One of the state’s most respected coaches, he has sent countless wrestlers to the state finals and in 2014 was selected Indiana High School State Wrestling Coaches Association Coach of the Year.
In total, he has coached four individual state champions. The first was his son, Bryce, in 2000. The most recent were D.J. Smith and Jake Stevenson last season.
Aaron Clark won under Hasseman in 2001.
A veteran of eight championship finals, including runner-up finishes for Luke Kriech (2012), Dusty Kief (2009), Jesse Hasseman (2004) and Sean Schmaltz (2003), Hasseman is expressly familiar with the pressures of sitting in the coach’s chair with a title at stake.
Here’s how he approaches a championship final:
“What you want to do at that point is try to just be calm.

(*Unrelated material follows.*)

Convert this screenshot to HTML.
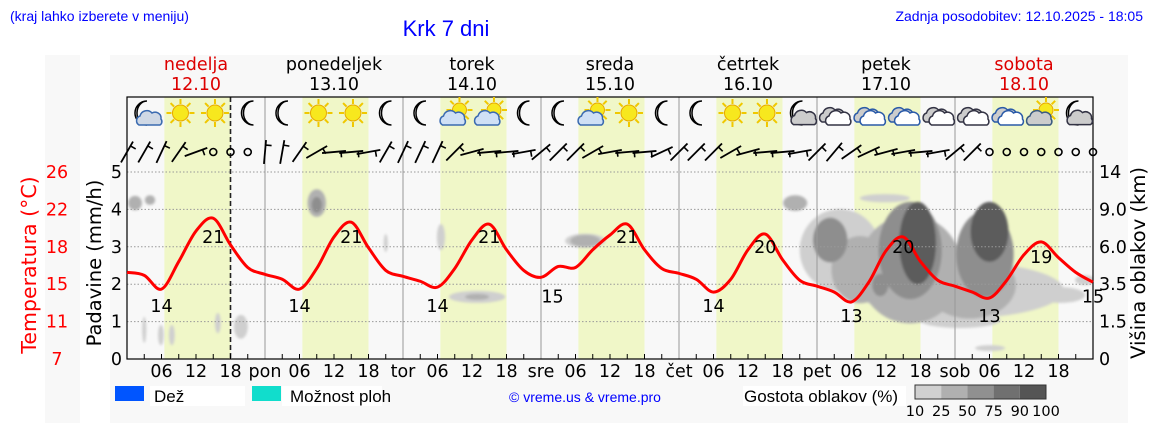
<!DOCTYPE html>
<html><head><meta charset="utf-8">
<style>
html,body{margin:0;padding:0;background:#fff;}
svg{display:block;font-family:"DejaVu Sans","Liberation Sans",sans-serif;}
.lib{font-family:"Liberation Sans",sans-serif;}
</style></head>
<body>
<svg id="chart" width="1152" height="443" viewBox="0 0 1152 443" xmlns="http://www.w3.org/2000/svg">
<defs>
<filter id="blur" x="-20%" y="-20%" width="140%" height="140%"><feGaussianBlur stdDeviation="1.4"/></filter>
<clipPath id="plotclip"><rect x="127" y="97" width="966" height="262"/></clipPath>
</defs>
<rect x="45" y="55" width="35" height="368" fill="#f8f8f8"/>
<rect x="110" y="55" width="1018" height="368" fill="#f8f8f8"/>
<text class="lib" x="10" y="21" font-size="14" fill="#0000ff">(kraj lahko izberete v meniju)</text>
<text class="lib" x="446" y="36" font-size="22" fill="#0000ff" text-anchor="middle">Krk 7 dni</text>
<text class="lib" x="1143" y="21" font-size="14" fill="#0000ff" text-anchor="end">Zadnja posodobitev: 12.10.2025 - 18:05</text>
<g id="bg"></g>
<g id="clouds" clip-path="url(#plotclip)" filter="url(#blur)"></g>
<g id="grid"></g>
<g id="temp"></g>
<g id="icons"></g>
<g id="wind"></g>
<g id="axes"></g>
<g id="legend" class="lib">
<rect x="115" y="386" width="29" height="15" fill="#0055ff"/>
<rect x="150" y="386" width="95" height="20" fill="#fff"/>
<text x="154" y="402" font-size="17" fill="#000">Dež</text>
<rect x="252" y="386" width="29" height="15" fill="#11ddcc"/>
<rect x="282" y="386" width="100" height="20" fill="#fff"/>
<text x="290" y="402" font-size="17" fill="#000">Možnost ploh</text>
<text x="585" y="402" font-size="14" fill="#0000ff" text-anchor="middle">© vreme.us &amp; vreme.pro</text>
<rect x="743" y="386" width="163" height="20" fill="#fff"/>
<text x="744" y="402" font-size="17" fill="#000">Gostota oblakov (%)</text>
</g>
</svg>
<script>
const NS='http://www.w3.org/2000/svg';
// ---- data ----
const dayNames=['nedelja','ponedeljek','torek','sreda','četrtek','petek','sobota'];
const dayDates=['12.10','13.10','14.10','15.10','16.10','17.10','18.10'];
const dayAbbr=['pon','tor','sre','čet','pet','sob'];
const tempValues=[15.8,15.5,14.1,16.9,20.0,21.3,18.6,16.3,
15.6,15.1,14.1,16.2,19.4,20.9,18.3,16.0,
15.4,14.9,14.3,16.2,19.1,20.7,18.1,16.0,
15.3,16.4,16.3,18.1,19.6,20.7,18.1,16.2,
15.7,15.1,13.8,15.1,18.1,19.7,17.1,15.0,
14.4,13.8,12.8,14.8,18.0,19.4,16.9,15.0,
14.4,13.8,13.2,15.0,17.6,18.9,17.3,15.8,14.8];
const tempLabelHours=[6,15,30,39,54,63,74,87,102,111,126,135,150,159,168];
const tempLabelValues=[14,21,14,21,14,21,15,21,14,20,13,20,13,19,15];
const iconTypes=['moonCloud','sun','sun','moon','moon','sun','sun','moon','moon','sunCloud','sunCloud','moon',
'moon','sunCloud','sun','moon','moon','sun','sun','moonCloudGray','cloudsGray','cloudsWhite','cloudsWhite','cloudsGray',
'cloudsGray','cloudsWhite','sunCloudGray','moonCloudGray'];
const windAngles=[60,60,65,55,20,-10,-1,-1, 85,80,55,30,5,5,10,60, 65,65,65,45,15,5,5,10,
40,45,45,30,10,5,5,25, 45,45,45,30,15,5,5,10, 45,50,35,25,15,10,5,10, 40,45,-1,-1,-1,-1,-1,-1,-1];
const precipTicks=[0,1,2,3,4,5];
const tempTicks=[7,11,15,18,22,26];
const heightTicks=['0','1.5','3.5','6.0','9.0','14'];
// cloud blobs: hour, level(mm units), rx hours, ry mm units, density level
const cloudHour=[1.4,4.0,3.0,5.9,7.8,15.8,19.8,33.0,33.0,45.0,54.6,60.9,60.9,79.7,79.7,
116.2,124.0,122.3,127.5,131.0,136.2,136.2,137.5,131.8,144.9,144.9,146.6,149.2,150.0,162.3,166.6,150.1];
const cloudLevel=[4.17,4.25,0.78,0.64,0.64,0.96,0.86,4.17,4.12,3.1,3.26,1.66,1.66,3.16,3.16,
4.17,2.91,3.18,2.39,1.98,2.4,2.9,3.1,4.3,1.84,1.04,1.98,2.8,3.4,1.71,2.11,0.29];
const cloudRx=[1.2,0.9,0.35,0.5,0.5,0.5,1.2,1.6,0.9,0.35,0.7,4.9,2.1,3.5,2.6,
2.1,7.0,3.0,5.0,1.4,9.0,5.5,3.2,4.35,18.0,7.0,8.0,5.0,3.3,4.35,1.7,2.6];
const cloudRy=[0.19,0.13,0.35,0.27,0.27,0.27,0.32,0.37,0.21,0.24,0.35,0.16,0.08,0.19,0.16,
0.21,1.1,0.6,0.9,0.3,1.45,1.3,1.1,0.11,0.75,0.21,0.9,1.15,0.8,0.21,0.13,0.08];
const cloudDensity=[2,2,1,1,1,1,1,2,3,1,1,1,2,1,2,
2,1,3,2,3,2,3,4,1,1,1,2,3,4,1,1,1];
const densityColors=['#d8d8d8','#cfcfcf','#b0b0b0','#8e8e8e','#5c5c5c'];
const legendLabels=['10','25','50','75','90','100'];
// ---- axes ----
const X0=127,X1=1093,Y0=359,YT=97;
const FS=17.5;
const xH=h=>X0+h*(X1-X0)/168;
const yP=v=>Y0-v*37.4;
const yT=t=>Y0-(t-7)*187/19;
function el(tag,attrs,parent,txt){const e=document.createElementNS(NS,tag);for(const k in attrs)e.setAttribute(k,attrs[k]);if(txt!==undefined)e.textContent=txt;parent.appendChild(e);return e;}
const bg=document.getElementById('bg'),grid=document.getElementById('grid'),axes=document.getElementById('axes');
el('rect',{x:X0,y:YT,width:X1-X0,height:Y0-YT,fill:'#f8f8f8'},bg);
for(let d=0;d<7;d++){
 const r=el('rect',{x:xH(d*24+6.5),y:YT,width:xH(18)-xH(6.5),height:Y0-YT,fill:'#f0f7c8'},bg);
 
 
 const t1=el('text',{x:xH(d*24+12),y:70,'font-size':FS,'text-anchor':'middle',fill:(d===0||d===6)?'#dd0000':'#000'},axes,dayNames[d]);
 
 
 const t2=el('text',{x:xH(d*24+12),y:90,'font-size':FS,'text-anchor':'middle',fill:(d===0||d===6)?'#dd0000':'#000'},axes,dayDates[d]);
 
 
}
// clouds
const cg=document.getElementById('clouds');
const order=cloudHour.map((_,i)=>i).sort((a,b)=>cloudDensity[a]-cloudDensity[b]);
order.forEach(i=>{
 const e=el('ellipse',{cx:xH(cloudHour[i]),cy:yP(cloudLevel[i]),rx:xH(cloudRx[i])-X0,ry:cloudRy[i]*37.4,fill:densityColors[cloudDensity[i]]},cg);
 
 
});
// grid
precipTicks.forEach(v=>{
 if(v>0)el('line',{x1:X0,x2:X1,y1:yP(v),y2:yP(v),stroke:'#999','stroke-dasharray':'1.5,2','stroke-width':1},grid);
 const t=el('text',{x:122,y:yP(v)+6,'font-size':FS,'text-anchor':'end'},axes,String(v));
 
 
});
tempTicks.forEach((v,i)=>{
 const t=el('text',{x:57,y:yP(i)+6,'font-size':FS,'text-anchor':'middle',fill:'#ff0000'},axes,String(v));
 
 
});
heightTicks.forEach((v,i)=>{
 const t=el('text',{x:1099,y:yP(i)+6,'font-size':FS},axes,v);
 
 
});
for(let d=1;d<7;d++)el('line',{x1:xH(d*24),x2:xH(d*24),y1:YT,y2:Y0,stroke:'#999','stroke-width':1},grid);
el('line',{x1:xH(18),x2:xH(18),y1:YT,y2:Y0,stroke:'#222','stroke-width':1.6,'stroke-dasharray':'5,3'},grid);
el('rect',{x:X0,y:YT,width:X1-X0,height:Y0-YT,fill:'none',stroke:'#000','stroke-width':1.2},grid);
for(let h=3;h<168;h+=3)el('line',{x1:xH(h),x2:xH(h),y1:Y0,y2:Y0-(h%24===0?0:5),stroke:'#000'},grid);
for(let d=0;d<7;d++){
 [6,12,18].forEach(h=>{const t=el('text',{x:xH(d*24+h),y:377,'font-size':FS,'text-anchor':'middle'},axes,String(h).padStart(2,'0'));
 
 });
 if(d>0){const t=el('text',{x:xH(d*24),y:377,'font-size':FS,'text-anchor':'middle'},axes,dayAbbr[d-1]);
 
 }
}
let a=el('text',{transform:'translate(101,263) rotate(-90)','font-size':19.5,'text-anchor':'middle'},axes,'Padavine (mm/h)');


a=el('text',{transform:'translate(36,265) rotate(-90)','font-size':20.5,'text-anchor':'middle',fill:'#ff0000'},axes,'Temperatura (°C)');


a=el('text',{transform:'translate(1145,263) rotate(-90)','font-size':19.5,'text-anchor':'middle'},axes,'Višina oblakov (km)');


// temperature (smoothed Catmull-Rom)
const tg=document.getElementById('temp');
const pts=tempValues.map((t,i)=>[xH(i*3),yT(t)]);
let d='M'+pts[0][0]+','+pts[0][1];
for(let i=0;i<pts.length-1;i++){
 const p0=pts[Math.max(0,i-1)],p1=pts[i],p2=pts[i+1],p3=pts[Math.min(pts.length-1,i+2)];
 const c1=[p1[0]+(p2[0]-p0[0])/6,p1[1]+(p2[1]-p0[1])/6],c2=[p2[0]-(p3[0]-p1[0])/6,p2[1]-(p3[1]-p1[1])/6];
 d+=` C${c1[0]},${c1[1]} ${c2[0]},${c2[1]} ${p2[0]},${p2[1]}`;
}
const pl=el('path',{d:d,fill:'none',stroke:'#ff0000','stroke-width':3,'stroke-linejoin':'round'},tg);


tempLabelHours.forEach((h,i)=>{
 const t=el('text',{x:Math.min(xH(h),1093),y:yT(tempLabelValues[i])+22,'font-size':FS,'text-anchor':'middle'},tg,String(tempLabelValues[i]));
 
 
});
// icons
const ig=document.getElementById('icons');
function sun(g,cx,cy,r){for(let k=0;k<8;k++){const an=k*Math.PI/4;el('line',{x1:cx+Math.cos(an)*(r+1),y1:cy+Math.sin(an)*(r+1),x2:cx+Math.cos(an)*(r+6),y2:cy+Math.sin(an)*(r+6),stroke:'#f0c800','stroke-width':2},g);}
 el('circle',{cx:cx,cy:cy,r:r,fill:'#f7e81e',stroke:'#e8a800','stroke-width':1},g);}
function moon(g,cx,cy){el('path',{d:`M${cx+4},${cy-12} A12,12 0 1,0 ${cx+4},${cy+12} A10,12 0 0,1 ${cx+4},${cy-12}Z`,fill:'#fff',stroke:'#000','stroke-width':1.5},g);}
function cloud(g,cx,cy,fill,stroke,s){s=s||1;el('path',{d:`M${cx-10*s},${cy+6*s} a5,5 0 0,1 1,-9 a7,7 0 0,1 12,-3 a6,6 0 0,1 9,6 a4,4 0 0,1 -1,6 Z`,fill:fill,stroke:stroke,'stroke-width':1.5},g);}
iconTypes.forEach((tp,i)=>{
 const cx=xH(i*6+3.3),cy=113;
 const g=el('g',{},ig);
 
 
 if(tp==='sun')sun(g,cx,cy,8);
 else if(tp==='moon')moon(g,cx,cy);
 else if(tp==='sunCloud'){sun(g,cx+3,cy-3,7);cloud(g,cx-4,cy+6,'#cfe0f5','#3a6ab0');}
 else if(tp==='sunCloudGray'){sun(g,cx+3,cy-3,7);cloud(g,cx-4,cy+6,'#cccccc','#3a5a80');}
 else if(tp==='moonCloud'){moon(g,cx-3,cy);cloud(g,cx+3,cy+6,'#cfd8e5','#3a6ab0');}
 else if(tp==='moonCloudGray'){moon(g,cx-3,cy);cloud(g,cx+3,cy+5,'#cccccc','#334',1.1);}
 else if(tp==='cloudsGray'){cloud(g,cx-4,cy+3,'#cccccc','#334');cloud(g,cx+2,cy+6,'#fff','#334');}
 else {cloud(g,cx-4,cy+3,'#cccccc','#2a5aa8');cloud(g,cx+2,cy+6,'#fff','#2a5aa8');}
});
// wind
const wg=document.getElementById('wind');
windAngles.forEach((an,i)=>{
 const cx=xH(i*3),cy=152;
 if(an<0){const c=el('circle',{cx:cx,cy:cy,r:3.5,fill:'none',stroke:'#000','stroke-width':1.6},wg);
  
  return;}
 const rad=an*Math.PI/180,L=24;
 const x1=cx-Math.cos(rad)*L/2,y1=cy+Math.sin(rad)*L/2,x2=cx+Math.cos(rad)*L/2,y2=cy-Math.sin(rad)*L/2;
 const g=el('g',{},wg);
 
 
 el('line',{x1:x1,y1:y1,x2:x2,y2:y2,stroke:'#000','stroke-width':1.8},g);
 const px=x2-Math.cos(rad)*5,py=y2+Math.sin(rad)*5;
 el('line',{x1:px,y1:py,x2:px+Math.sin(rad)*6,y2:py+Math.cos(rad)*6,stroke:'#000','stroke-width':1.6},g);
});
// colorbar
const lg=document.getElementById('legend');
for(let k=0;k<5;k++){const r=el('rect',{x:915+k*26.2,y:385,width:26.2,height:14,fill:['#d0d0d0','#b0b0b0','#909090','#707070','#555555'][k]},lg);
 
 }
el('rect',{x:915,y:385,width:131,height:14,fill:'none',stroke:'#333'},lg);
legendLabels.forEach((l,k)=>{const t=el('text',{x:915+k*26.2,y:416,'font-size':14.5,'text-anchor':'middle','font-family':'DejaVu Sans'},lg,l);
 
 });
</script>
</body></html>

You’ve already done all the work you can do. A lot of what happens in the finals match is really on the kid. So what I always try to do is keep them loose. That’s not the time, I don’t think, for a big rah-rah speech. I think it’s, ‘OK, dog. You ready to go?’ — that type of thing.
“In the successes I’ve had, like Bryce, I said, ‘Are you ready to go?’ And he said, ‘I’m kicking that guy’s hind end. I’m ready.’ Now another guy will say, ‘I’m going to keep the guy from doing this.’ Well, that’s not what I want to hear at that time. You’ve got to go out there and do what you do. You’ve got to go out there and win.
“For me, you hope the kid is ready. You hope you’ve done everything possible to get this kid in the best position to be successful. Regardless of what happens, you’re so proud of the kid. I’ve been on both sides of the fence. You can be upset and all that (if you lose), but sometimes the guy’s better than you that day. Sometimes it’s a call here and a call there. Other times you didn’t finish a move or done something you shouldn’t have done.
“In the match itself, you’ve just got to stay on them, stay positive, make the kid think that he’s doing the right things. And a lot of times you can’t hear (anything) in there because it’s so loud, especially in that match.
“Sometimes it’s a blur, and sometimes it lasts forever. Sometimes it’s too fast. Your kid’s behind and he can’t catch up. Every one of them is kind of different. They’re all unique.”